Vegas will likely push Stone and William Karlsson into heavier ice time tonight to try to answer the Cooley line, but that just opens up the ice for the Mammoth depth pieces. Adjustments cut both ways. When the home team is the one setting the matchups, the adjustments favor the home team.
The Price at -110 Is the Real Gift
Home teams in Game 3 of a tied series are typically priced between -130 and -150. Getting Utah at -110 is a reflection of Vegas pedigree and nothing else. The market is still slightly skeptical that the Mammoth can close out a big playoff game in a new building, and that skepticism is what is keeping the line short. We are happy to take the number while the public is still adjusting. Once Utah plays its first two shifts and the building is shaking, the line on Game 4 will move meaningfully. Take the Game 3 value before the adjustment.

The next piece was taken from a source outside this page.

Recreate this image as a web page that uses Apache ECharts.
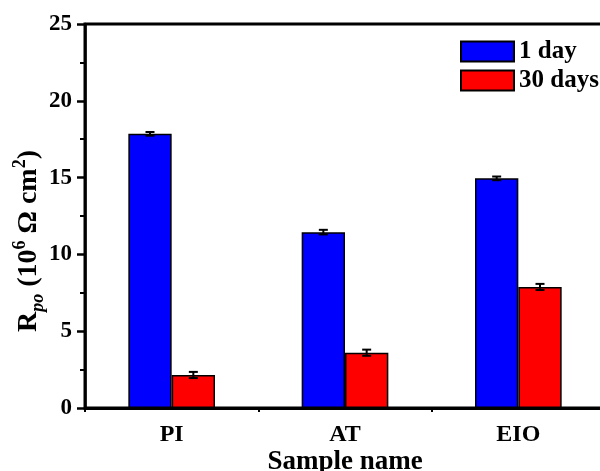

The script for a Utah win is nothing exotic. The top line generates two even-strength goals. The power play converts once. The penalty kill bends but holds. Vejmelka steals a look in the second period when Vegas gets its push. The Delta Center crowd carries the final ten minutes of the third period. Final score lands somewhere in the 4-2 or 3-2 neighborhood, and the series tilts toward the Mammoth heading into Sunday's Game 4.
I am locking in Utah Mammoth moneyline at minus 110 for 3 units. Home ice for a new franchise's first ever playoff game, a top line that has been the best trio in the series, a goaltender who plays big in loud buildings, and a price that does not reflect the situation. Free Pick of the Day.